La oración es el corazón de la vida de la Comunidad de Sant’Egidio, su primera “obra”. Cuando termina el día todas las Comunidades, tanto si son grandes como si son pequeñas, se reúnen alrededor del Señor para escuchar su Palabra y dirigirse a Él en su invocación. Los discípulos no pueden sino estar a los pies de Jesús, como María de Betania, para elegir la “mejor parte” (Lc 10,42) y aprender de Él sus mismos sentimientos (cfr. Flp 2,5).

Siempre que la Comunidad vuelve al Señor, hace suya la súplica del discípulo anónimo: “¡Señor, enséñanos a orar” (Lc 11,1). Y Jesús, maestro de oración, continúa contestando: “Cuando oréis, decid: Abbá, Padre”.

Cuando oramos, aunque lo hagamos dentro de nuestro corazón, nunca estamos aislados ni somos huérfanos, porque somos en todo momento miembros de la familia del Señor. En la oración común se ve claramente, además del misterio de la filiación, el de la fraternidad.

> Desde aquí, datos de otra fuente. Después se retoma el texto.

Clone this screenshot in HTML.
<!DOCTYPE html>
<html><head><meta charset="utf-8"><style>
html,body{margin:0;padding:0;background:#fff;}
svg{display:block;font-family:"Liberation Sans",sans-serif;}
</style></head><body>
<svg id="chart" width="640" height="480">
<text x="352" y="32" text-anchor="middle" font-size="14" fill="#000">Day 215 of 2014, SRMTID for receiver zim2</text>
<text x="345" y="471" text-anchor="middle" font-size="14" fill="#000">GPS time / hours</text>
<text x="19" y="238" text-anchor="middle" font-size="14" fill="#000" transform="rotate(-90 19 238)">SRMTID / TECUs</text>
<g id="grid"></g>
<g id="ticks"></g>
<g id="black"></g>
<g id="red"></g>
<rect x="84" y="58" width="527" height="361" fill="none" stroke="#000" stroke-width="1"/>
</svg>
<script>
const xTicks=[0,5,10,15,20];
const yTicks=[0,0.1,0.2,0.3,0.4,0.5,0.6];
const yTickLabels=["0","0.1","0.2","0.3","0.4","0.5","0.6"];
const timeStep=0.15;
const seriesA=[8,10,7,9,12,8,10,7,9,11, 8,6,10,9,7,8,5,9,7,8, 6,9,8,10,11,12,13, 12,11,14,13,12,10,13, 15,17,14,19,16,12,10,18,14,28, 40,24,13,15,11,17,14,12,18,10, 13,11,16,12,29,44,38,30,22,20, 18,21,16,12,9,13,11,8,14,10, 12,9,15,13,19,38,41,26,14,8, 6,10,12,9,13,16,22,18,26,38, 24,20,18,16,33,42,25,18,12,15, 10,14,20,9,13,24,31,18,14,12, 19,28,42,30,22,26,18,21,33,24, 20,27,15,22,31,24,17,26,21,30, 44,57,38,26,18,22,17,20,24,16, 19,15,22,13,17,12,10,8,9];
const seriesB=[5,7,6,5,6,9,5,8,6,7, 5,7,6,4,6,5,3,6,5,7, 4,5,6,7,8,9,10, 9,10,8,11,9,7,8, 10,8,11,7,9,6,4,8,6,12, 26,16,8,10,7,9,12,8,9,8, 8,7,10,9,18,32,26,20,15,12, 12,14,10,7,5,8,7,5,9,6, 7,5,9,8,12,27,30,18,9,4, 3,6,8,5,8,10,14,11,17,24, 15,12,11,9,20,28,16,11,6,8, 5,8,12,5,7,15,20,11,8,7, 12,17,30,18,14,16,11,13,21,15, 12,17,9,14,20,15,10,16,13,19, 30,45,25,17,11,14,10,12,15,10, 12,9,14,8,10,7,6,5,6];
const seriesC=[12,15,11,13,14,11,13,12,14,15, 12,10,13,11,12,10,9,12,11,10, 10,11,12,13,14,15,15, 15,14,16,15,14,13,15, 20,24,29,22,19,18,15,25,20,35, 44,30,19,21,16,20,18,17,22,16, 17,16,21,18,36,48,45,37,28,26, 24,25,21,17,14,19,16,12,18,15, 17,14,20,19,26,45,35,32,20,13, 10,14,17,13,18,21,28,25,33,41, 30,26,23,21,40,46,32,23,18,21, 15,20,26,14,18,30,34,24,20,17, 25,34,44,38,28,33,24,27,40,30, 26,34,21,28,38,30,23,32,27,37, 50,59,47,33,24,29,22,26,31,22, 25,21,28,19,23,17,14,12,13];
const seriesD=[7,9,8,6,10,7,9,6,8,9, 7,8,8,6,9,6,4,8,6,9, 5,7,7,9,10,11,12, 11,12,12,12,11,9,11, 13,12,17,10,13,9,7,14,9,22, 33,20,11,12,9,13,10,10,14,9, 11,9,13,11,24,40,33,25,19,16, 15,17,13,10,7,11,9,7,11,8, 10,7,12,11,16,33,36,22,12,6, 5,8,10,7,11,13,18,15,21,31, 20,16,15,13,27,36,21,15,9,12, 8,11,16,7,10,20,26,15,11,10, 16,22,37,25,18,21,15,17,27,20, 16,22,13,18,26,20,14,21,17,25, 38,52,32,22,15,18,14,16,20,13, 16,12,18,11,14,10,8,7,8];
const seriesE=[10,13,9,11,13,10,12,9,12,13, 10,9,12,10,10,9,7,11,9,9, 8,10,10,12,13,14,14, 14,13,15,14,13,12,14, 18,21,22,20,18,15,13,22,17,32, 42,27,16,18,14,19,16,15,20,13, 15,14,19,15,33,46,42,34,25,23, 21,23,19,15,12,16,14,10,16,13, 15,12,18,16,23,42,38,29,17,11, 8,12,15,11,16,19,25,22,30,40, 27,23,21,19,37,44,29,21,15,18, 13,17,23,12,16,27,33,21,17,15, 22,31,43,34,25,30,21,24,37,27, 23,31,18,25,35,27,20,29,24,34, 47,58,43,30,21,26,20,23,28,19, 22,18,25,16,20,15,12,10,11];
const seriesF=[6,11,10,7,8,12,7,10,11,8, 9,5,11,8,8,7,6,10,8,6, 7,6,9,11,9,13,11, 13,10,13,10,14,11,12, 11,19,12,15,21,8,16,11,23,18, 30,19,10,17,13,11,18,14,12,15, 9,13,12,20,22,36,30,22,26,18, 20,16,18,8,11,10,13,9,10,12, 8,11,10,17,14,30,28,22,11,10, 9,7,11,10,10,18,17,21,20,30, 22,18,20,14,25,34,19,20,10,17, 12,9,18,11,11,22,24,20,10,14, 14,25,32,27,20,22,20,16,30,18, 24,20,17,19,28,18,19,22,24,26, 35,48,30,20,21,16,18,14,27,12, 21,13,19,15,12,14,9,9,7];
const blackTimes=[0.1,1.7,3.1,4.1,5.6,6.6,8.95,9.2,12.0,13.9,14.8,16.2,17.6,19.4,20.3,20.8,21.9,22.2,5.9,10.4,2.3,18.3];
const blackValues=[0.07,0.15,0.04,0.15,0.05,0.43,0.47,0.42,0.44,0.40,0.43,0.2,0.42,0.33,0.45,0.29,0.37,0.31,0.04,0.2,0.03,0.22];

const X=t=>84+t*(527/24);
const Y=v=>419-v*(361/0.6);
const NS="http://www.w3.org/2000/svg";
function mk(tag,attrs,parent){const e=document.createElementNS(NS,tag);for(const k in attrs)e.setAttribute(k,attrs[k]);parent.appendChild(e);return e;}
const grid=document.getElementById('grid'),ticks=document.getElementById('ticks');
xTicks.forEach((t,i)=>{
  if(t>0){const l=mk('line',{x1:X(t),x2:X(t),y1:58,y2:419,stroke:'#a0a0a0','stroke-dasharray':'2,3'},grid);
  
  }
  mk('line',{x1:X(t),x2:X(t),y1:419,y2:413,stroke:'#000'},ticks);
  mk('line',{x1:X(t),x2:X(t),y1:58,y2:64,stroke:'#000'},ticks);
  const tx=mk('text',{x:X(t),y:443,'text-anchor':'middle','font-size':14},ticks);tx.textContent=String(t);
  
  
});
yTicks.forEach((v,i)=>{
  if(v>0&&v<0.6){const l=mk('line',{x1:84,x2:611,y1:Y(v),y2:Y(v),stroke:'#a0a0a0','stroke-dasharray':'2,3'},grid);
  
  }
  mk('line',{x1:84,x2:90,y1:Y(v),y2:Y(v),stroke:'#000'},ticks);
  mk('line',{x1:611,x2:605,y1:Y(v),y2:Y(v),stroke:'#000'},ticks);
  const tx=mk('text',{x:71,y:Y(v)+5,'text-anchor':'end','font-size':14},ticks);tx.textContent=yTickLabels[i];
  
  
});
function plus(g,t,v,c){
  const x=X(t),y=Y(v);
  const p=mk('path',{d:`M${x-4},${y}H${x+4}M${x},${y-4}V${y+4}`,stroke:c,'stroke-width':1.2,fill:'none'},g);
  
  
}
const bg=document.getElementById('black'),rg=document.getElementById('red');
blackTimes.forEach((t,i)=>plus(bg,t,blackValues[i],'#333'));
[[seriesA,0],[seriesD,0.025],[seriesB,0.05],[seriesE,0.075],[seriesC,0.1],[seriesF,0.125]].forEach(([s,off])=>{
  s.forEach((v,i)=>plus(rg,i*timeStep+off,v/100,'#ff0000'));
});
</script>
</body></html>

Las Comunidades de Sant'Egidio que hay por el mundo se reúnen en los distintos lugares que destinan a la oración y presentan al Señor las esperanzas y los dolores de los hombres y mujeres “vejados y abatidos” de los que habla el Evangelio (Mt 9,37). En aquella gente de entonces se incluyen los habitantes de las ciudades contemporáneas, los pobres que son marginados de la vida, todos aquellos que esperan que alguien les contrate (cfr. Mt 20).

La oración común recoge el grito, la aspiración, el deseo de paz, de curación, de sentido de la vida y de salvación que hay en los hombres y las mujeres de este mundo. La oración nunca es vacía. Sube incesante al Señor para que el llanto se transforme en alegría, la desesperación en felicidad, la angustia en esperanza y la soledad en comunión. Y para que el Reino de Dios llegue pronto a los hombres.